Home Again: Essays and Memoirs from Indiana
Book Details
Description
What it means today to make a home in the nineteenth state is examined in the Indiana Historical Society Press’s collection Home Again: Essays and Memoirs from Indiana. Editors Tom Watson and Jim McGarrah have brought together some of the state’s finest writers to reflect on such themes as family, security, and, as the editors noted, "quests for a better life, a life rooted in Indiana."
"Perhaps this state is to the United States what the heart is to the body," the editors note in the book’s introduction. "Everything that is the essence of what keeps us alive flows to and from this center, drawn in and pumped out to replenish and reinvigorate all the other parts."
The book includes essays from such well-known Hoosier literary figures as Kurt Vonnegut, Scott Russell Sanders, Susan Neville, Michael Martone, and David Hoppe. The many different meanings of "home" are examined in the book, including Alyce Miller discussing her attempts to become a Hoosier after having moved to Indiana from California, and Michele Gondi finding a place in the community of Mount Vernon after moving from her native Argentina.
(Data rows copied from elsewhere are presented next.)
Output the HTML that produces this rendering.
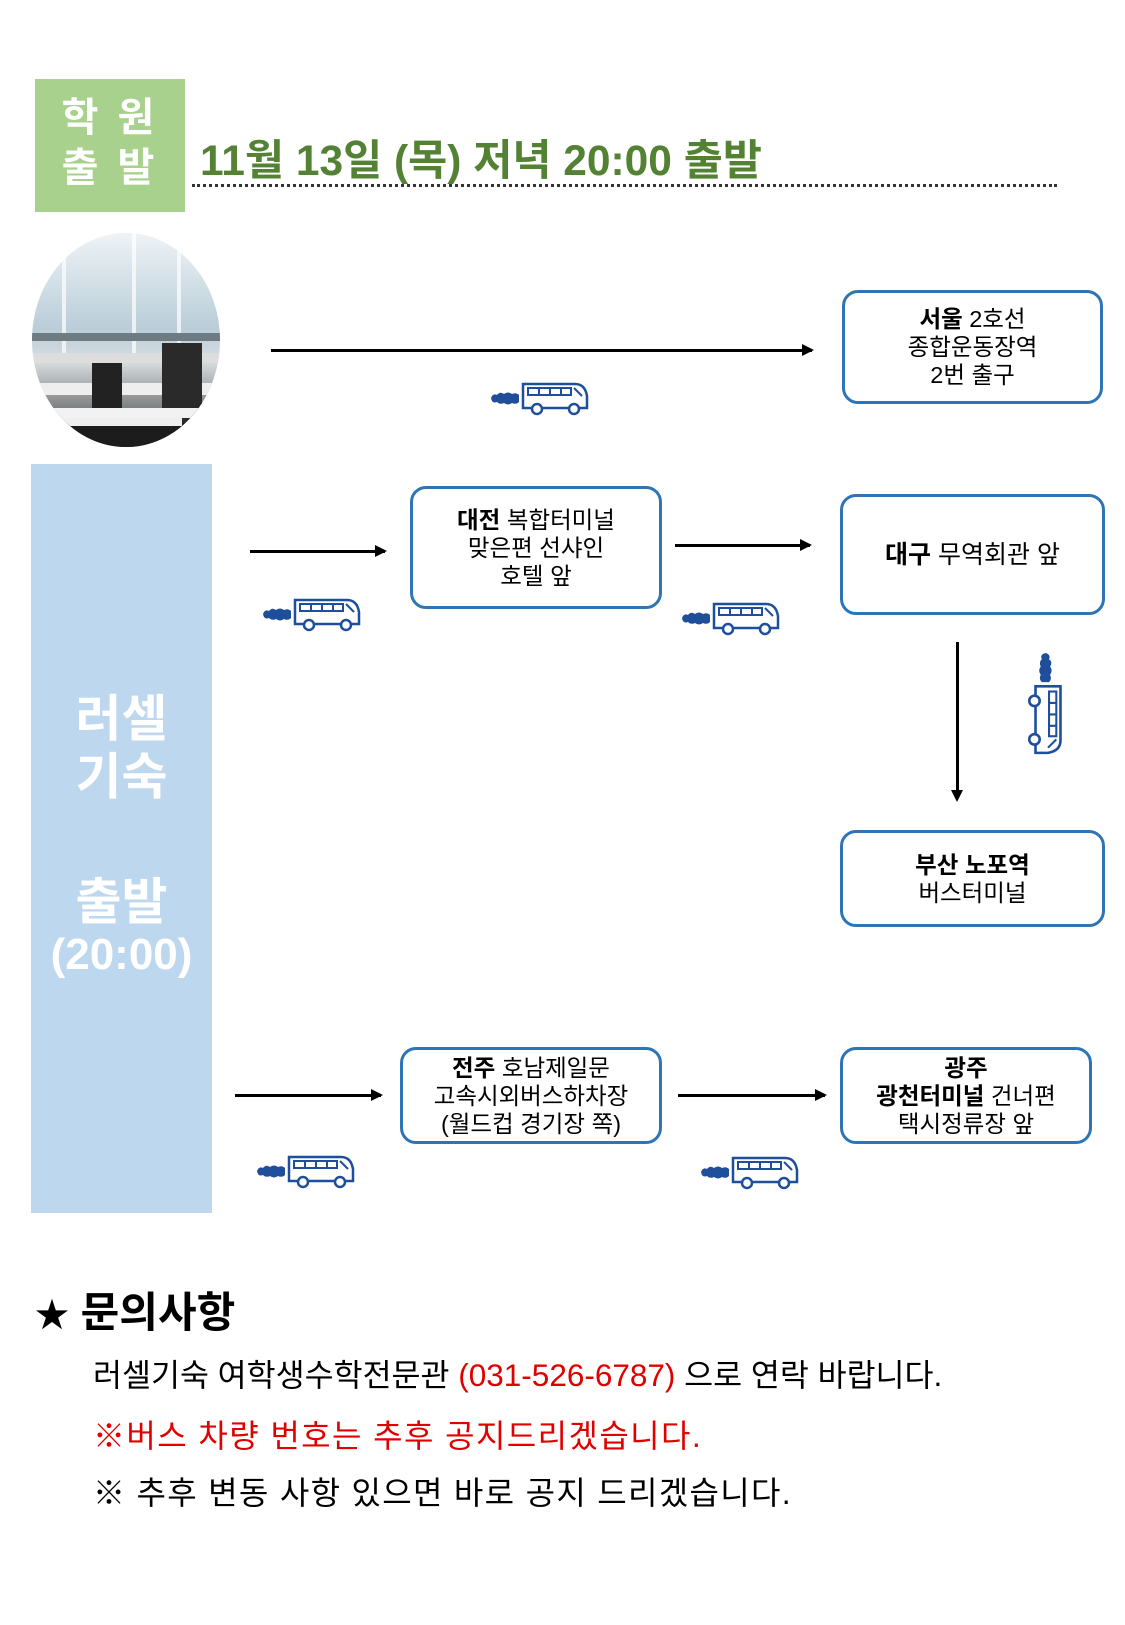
<!DOCTYPE html>
<html><head><meta charset="utf-8"><style>
*{margin:0;padding:0;box-sizing:border-box}
body{width:1125px;height:1625px;background:#fff;position:relative;overflow:hidden;font-family:"Liberation Sans","Noto Sans CJK KR",sans-serif}
.a{position:absolute}
.box{position:absolute;border:3.5px solid #2e75b6;border-radius:16px;background:#fff;display:flex;flex-direction:column;align-items:center;justify-content:center;text-align:center;font-size:23.5px;line-height:28px;color:#000}
.box b{font-weight:bold}
.line{position:absolute;height:3px;background:#000}
.line:after{content:"";position:absolute;right:-2px;top:-5px;border-left:12px solid #000;border-top:6.5px solid transparent;border-bottom:6.5px solid transparent}
.side{color:#fff;font-weight:bold;text-align:center;position:absolute;left:31px;width:181px}
</style></head><body>
<svg width="0" height="0" style="position:absolute"><defs>
<g id="bus">
<path d="M1 18 q2-5 6-3 q3-4 7-1 q4-3 8 0 q4-2 7 1 l0 7 q-3 3-7 1 q-4 3-8 0 q-4 2-7-1 q-5 2-6-4z" fill="#1f4e9a"/>
<path d="M33 4 h52 q10 0 12 12 v12 h-64z" fill="#fff" stroke="#1f4e9a" stroke-width="2.5"/>
<rect x="38" y="8" width="43" height="7" fill="none" stroke="#1f4e9a" stroke-width="2"/>
<path d="M49 8v7M60 8v7M71 8v7M84 8l8 8" stroke="#1f4e9a" stroke-width="2"/>
<circle cx="47" cy="29" r="5" fill="#fff" stroke="#1f4e9a" stroke-width="2.5"/>
<circle cx="84" cy="29" r="5" fill="#fff" stroke="#1f4e9a" stroke-width="2.5"/>
</g></defs></svg>

<div class="a" style="left:35px;top:79px;width:150px;height:133px;background:#a9d18e;color:#fff;font-weight:bold;font-size:40px;line-height:50px;text-align:center;padding-top:14px;letter-spacing:4px">학 원<br>출 발</div>
<div class="a" style="left:200px;top:127px;font-size:42.5px;font-weight:bold;color:#548235;white-space:nowrap">11월 13일 (목) 저녁 20:00 출발</div>
<div class="a" style="left:192px;top:184px;width:865px;border-top:3px dotted #333"></div>

<svg class="a" style="left:32px;top:233px" width="188" height="214">
<defs><clipPath id="c"><ellipse cx="94" cy="107" rx="94" ry="107"/></clipPath>
<linearGradient id="g" x1="0" y1="0" x2="0" y2="1"><stop offset="0" stop-color="#eef3f6"/><stop offset=".45" stop-color="#b9cdd8"/><stop offset=".6" stop-color="#d8dde0"/><stop offset="1" stop-color="#333"/></linearGradient></defs>
<g clip-path="url(#c)">
<rect width="188" height="214" fill="url(#g)"/>
<rect x="30" y="0" width="4" height="130" fill="#fff" opacity=".7"/><rect x="100" y="0" width="4" height="130" fill="#fff" opacity=".7"/><rect x="145" y="0" width="4" height="130" fill="#fff" opacity=".7"/>
<rect x="0" y="100" width="188" height="8" fill="#6f7b82"/>
<rect x="0" y="120" width="188" height="10" fill="#ddd"/>
<rect x="0" y="150" width="188" height="12" fill="#eee"/>
<rect x="60" y="130" width="30" height="60" fill="#222"/><rect x="130" y="110" width="40" height="90" fill="#2a2a2a"/>
<rect x="0" y="175" width="188" height="10" fill="#f2f2f2"/>
<rect x="0" y="190" width="188" height="30" fill="#1c1c1c"/>
<rect x="30" y="185" width="120" height="8" fill="#eee"/>
</g></svg>

<div class="line" style="left:271px;top:349px;width:541px"></div>
<svg class="a" style="left:490px;top:380px" width="100" height="36" viewBox="0 0 100 36"><use href="#bus"/></svg>
<div class="box" style="left:842px;top:290px;width:261px;height:114px"><div><b>서울</b> 2호선</div><div>종합운동장역</div><div>2번 출구</div></div>

<div class="a" style="left:31px;top:464px;width:181px;height:749px;background:#bdd7ee"></div>
<div class="side" style="top:690px;font-size:50px;line-height:58px">러셀<br>기숙</div>
<div class="side" style="top:874px;font-size:50px;line-height:56px">출발</div>
<div class="side" style="top:928px;font-size:44px;line-height:54px">(20:00)</div>

<div class="line" style="left:250px;top:550px;width:135px"></div>
<svg class="a" style="left:262px;top:596px" width="100" height="36" viewBox="0 0 100 36"><use href="#bus"/></svg>
<div class="box" style="left:410px;top:486px;width:252px;height:123px"><div><b>대전</b> 복합터미널</div><div>맞은편 선샤인</div><div>호텔 앞</div></div>
<div class="line" style="left:675px;top:544px;width:135px"></div>
<svg class="a" style="left:681px;top:600px" width="100" height="36" viewBox="0 0 100 36"><use href="#bus"/></svg>
<div class="box" style="left:840px;top:494px;width:265px;height:121px;font-size:25px"><div><b>대구</b> 무역회관 앞</div></div>

<div class="a" style="left:956px;top:642px;width:3px;height:150px;background:#000"></div>
<div class="a" style="left:951px;top:790px;border-top:12px solid #000;border-left:6.5px solid transparent;border-right:6.5px solid transparent"></div>
<svg class="a" style="left:1018px;top:652px" width="60" height="104" viewBox="0 0 36 100" ><g transform="translate(34,0) rotate(90)"><use href="#bus"/></g></svg>

<div class="box" style="left:840px;top:830px;width:265px;height:97px"><div><b>부산 노포역</b></div><div>버스터미널</div></div>

<div class="line" style="left:235px;top:1094px;width:146px"></div>
<svg class="a" style="left:256px;top:1153px" width="100" height="36" viewBox="0 0 100 36"><use href="#bus"/></svg>
<div class="box" style="left:400px;top:1047px;width:262px;height:97px"><div><b>전주</b> 호남제일문</div><div>고속시외버스하차장</div><div>(월드컵 경기장 쪽)</div></div>
<div class="line" style="left:678px;top:1094px;width:147px"></div>
<svg class="a" style="left:700px;top:1154px" width="100" height="36" viewBox="0 0 100 36"><use href="#bus"/></svg>
<div class="box" style="left:840px;top:1047px;width:252px;height:97px"><div><b>광주</b></div><div><b>광천터미널</b> 건너편</div><div>택시정류장 앞</div></div>

<div class="a" style="left:35px;top:1279px;font-size:42px;font-weight:bold;white-space:nowrap;color:#000"><span style="font-size:34px">★</span> 문의사항</div>
<div class="a" style="left:93px;top:1350px;font-size:31.5px;white-space:nowrap;color:#000">러셀기숙 여학생수학전문관 <span style="color:#e00000">(031-526-6787)</span> 으로 연락 바랍니다.</div>
<div class="a" style="left:93px;top:1411px;font-size:32px;letter-spacing:1.4px;white-space:nowrap;color:#e00000">※버스 차량 번호는 추후 공지드리겠습니다.</div>
<div class="a" style="left:93px;top:1468px;font-size:32px;letter-spacing:1.3px;white-space:nowrap;color:#000">※ 추후 변동 사항 있으면 바로 공지 드리겠습니다.</div>
</body></html>
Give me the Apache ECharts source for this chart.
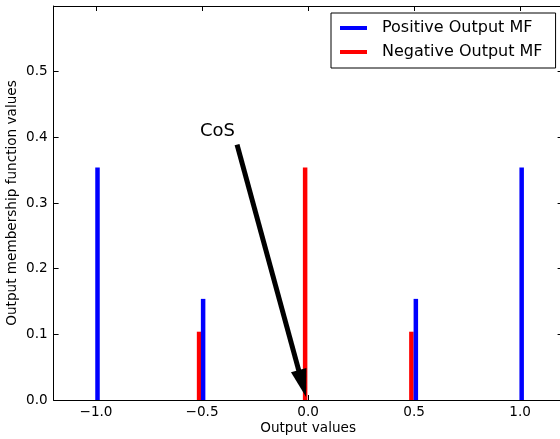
<!DOCTYPE html>
<html>
<head>
<meta charset="utf-8">
<script src="https://cdn.jsdelivr.net/npm/echarts@6/dist/echarts.min.js"></script>
<style>
  html, body { margin: 0; padding: 0; background: #fff; }
  #main { width: 560px; height: 439px; }
</style>
</head>
<body>
<div id="main"></div>
<script>
// output values (x) and membership values (y)
const positiveX = [-0.993, -0.495, 0.508, 1.007];
const positiveY = [0.354, 0.154, 0.154, 0.354];
const negativeX = [-0.514, -0.014, 0.487];
const negativeY = [0.104, 0.354, 0.104];
const xTicks = [-1.0, -0.5, 0.0, 0.5, 1.0];
const yTicks = [0.0, 0.1, 0.2, 0.3, 0.4, 0.5];
// annotation "CoS" and arrow (data coords)
const cosText = [-0.427, 0.409];
const arrowFrom = [-0.335, 0.389];
const arrowTo = [-0.027, 0.025];

const font = "DejaVu Sans";
const fmt = v => (v < 0 ? "\u2212" : "") + Math.abs(v).toFixed(1);

const myChart = echarts.init(document.getElementById("main"));

const axisLine = { show: true, onZero: false, lineStyle: { color: "#000", width: 1 } };
const tick = vals => ({ show: true, inside: true, length: 5, lineStyle: { color: "#000" }, customValues: vals });

const option = {
  animation: false,
  backgroundColor: "#fff",
  grid: { left: 53.6, top: 6, width: 509, height: 394, outerBoundsMode: "none", containLabel: false },
  legend: {
    left: 331, top: 13,
    orient: "vertical",
    data: ["Positive Output MF", "Negative Output MF"],
    backgroundColor: "#fff",
    borderColor: "#000", borderWidth: 1, borderRadius: 0,
    padding: [7, 13, 8, 9],
    itemGap: 8,
    itemWidth: 27, itemHeight: 4,
    icon: "rect",
    textStyle: { fontFamily: font, fontSize: 16, color: "#000", padding: [0, 0, 0, 10] }
  },
  xAxis: [
    {
      type: "value", min: -1.2, max: 1.2,
      name: "Output values", nameLocation: "middle", nameGap: 21, nameMoveOverlap: false,
      nameTextStyle: { fontFamily: font, fontSize: 13.6, color: "#000" },
      axisLine: axisLine, axisTick: tick(xTicks), splitLine: { show: false },
      axisLabel: { customValues: xTicks, formatter: fmt, fontFamily: font, fontSize: 13.6, color: "#000", margin: 5 }
    },
    {
      type: "value", position: "top", min: -1.2, max: 1.2,
      axisLine: axisLine, axisTick: tick(xTicks), splitLine: { show: false },
      axisLabel: { show: false }
    }
  ],
  yAxis: [
    {
      type: "value", min: 0, max: 0.6,
      name: "Output membership function values", nameLocation: "middle", nameGap: 34, nameMoveOverlap: false,
      nameTextStyle: { fontFamily: font, fontSize: 13.6, color: "#000" },
      axisLine: axisLine, axisTick: tick(yTicks), splitLine: { show: false },
      axisLabel: { customValues: yTicks, formatter: v => v.toFixed(1), fontFamily: font, fontSize: 13.6, color: "#000", margin: 6 }
    },
    {
      type: "value", position: "right", min: 0, max: 0.6,
      axisLine: axisLine, axisTick: tick(yTicks), splitLine: { show: false },
      axisLabel: { show: false }
    }
  ],
  series: [
    {
      name: "Positive Output MF", type: "bar",
      barWidth: 4.5, barGap: "-100%",
      itemStyle: { color: "#0000ff" },
      data: positiveX.map((x, i) => [x, positiveY[i]]),
      z: 3
    },
    {
      name: "Negative Output MF", type: "bar",
      barWidth: 4.5, barGap: "-100%",
      itemStyle: { color: "#ff0000" },
      data: negativeX.map((x, i) => [x, negativeY[i]]),
      z: 2,
      markLine: {
        silent: true,
        symbol: ["none", "triangle"],
        symbolSize: [16, 28],
        lineStyle: { color: "#000", width: 5, type: "solid" },
        label: { show: false },
        data: [[{ coord: arrowFrom }, { coord: arrowTo }]]
      },
      markPoint: {
        silent: true,
        symbol: "circle", symbolSize: 0,
        label: { show: true, position: "inside", formatter: "CoS", fontFamily: font, fontSize: 18, color: "#000" },
        data: [{ coord: cosText }]
      }
    }
  ]
};

myChart.setOption(option);
</script>
</body>
</html>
The tone of the essays collected in Home Again range from the pastoral, as in Scott Saalman’s account of his work with his grandfather in "Cider Days," to humorous yet scholarly, as in Rick Farrant’s examination of the history of the name for Indiana residents, "Hunting for Hoosiers." Other essays explore such subjects as the Amish, hardware stores, lakes, Bobby Knight, unlocked doors, and urban sprawl.